DV: Oh, he’s very funny. Sidebar on Wodehouse: reading him the second time is sometimes better than reading him the first time because he constructs these incredibly elaborate farce plots, very well, but the pleasure you get is from the language.
DP: The plot is beside the point?
DV: Yeah, the fact that it’s nagging at you to find out what happened next is almost irritating. Because what’s so enjoyable about it is like playing Mousetrap: watching the whole contraption go, rather than not knowing what’s going to happen. Plus the immense pleasure you get out of the references. Like one of his aunts: he always describes her as “wearing barbed wire next to skin.”
DP: That’s an apt comparison. There’s nothing more reprehensible than these aunts.
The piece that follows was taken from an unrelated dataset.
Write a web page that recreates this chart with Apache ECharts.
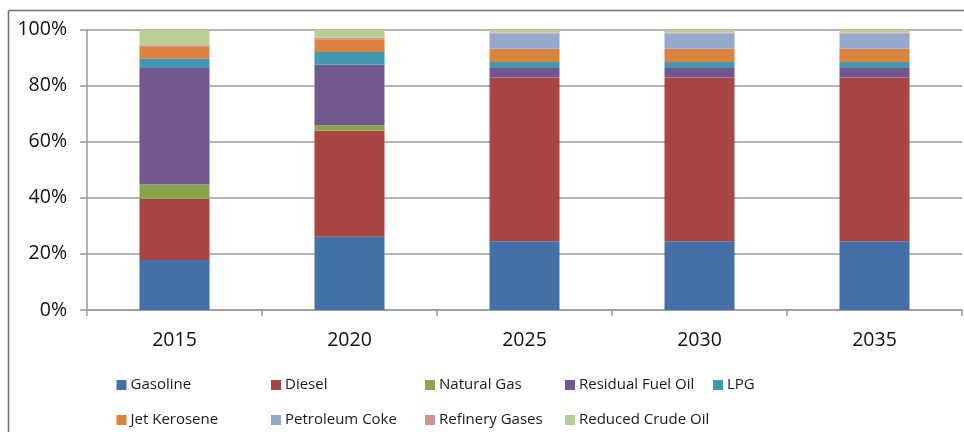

DV: Yeah, now that you mention it, the fact that she Did It (with capital letters) is pretty interesting, because he pretty much implies that Aunt Cassie got married, decided she was an invalid, waits until her husband dies, and now she’s fine. The clear implication that she’s trying to avoid… well, no naughty-naughty for you.
DP: The book is very preoccupied with sex without ever actually saying the word. There’s the weird ruination in Sabine’s past where she had the husband but I guess the husband played around, which she let him… I don’t quite understand that, but there’s something there. Then she’s got her weird daughter who’s all scientific and into frogs.
DV: I was thinking earlier it’s like D.H. Lawrence filtered through nine layers of schmuck.
DP: Then there’s the thing with the groomsman too. You’re so right! That just gets stranger and stranger and stranger as the book goes on. Higgins is a recurring character. In fact, at one point, Higgins develops this conversational affection with O’Hara, and he is trying to imply to O’Hara that Olivia’s a fine pick of a woman, and he calls her a “thoroughbred.”
DV: Ooh, that’s nice.
DP: And the implication is clear that he means “thoroughbred” in the breeding sense, because if she had been paired with a better mate, she wouldn’t have produced such a sickly son as Jack. And at one point Higgins is described as a centaur. There’s something very D.H. Lawrence about him, with him peeking over the bushes.
DV: So you’re saying there are a lot of “subtle” allusions to horseflesh?
DP: (laughs) It’s a book about horseflesh. Sort of. Kinda. It’s a weird book cloaked in a very normal book.
DV: I like that about it, though. I could be down with that. Oh, to go back to the showing/telling thing in the dialogue, so in the big showdown scene, I’m reading the actual dialogue, the stuff between quotes, and it’s perfectly fine. They’re not lighting the world on fire, but they’re getting across the characters’ viewpoints. Every single line of dialogue then is followed by three lines of what the characters are thinking. A good writer would have just put the dialogue and we would have inferred their relationships to each other, which is more fun for the reader.
DP: It’s just a different definition of good writing. It must have to be.
DV: No. Remember when we were talking about The Age of Innocence and the whole point of it was that you had to infer too much? And at some point Wharton cracks and is like, “There’s no way they’re going to get this. I’m going to have to write something down here.” If Wharton had done this, Sabine would have known that Aunt Cassie was offering her pity to humiliate her, but she only would have said, “I see.”
DP: It’s all just describing the subtext. The subtext is rapidly becoming text.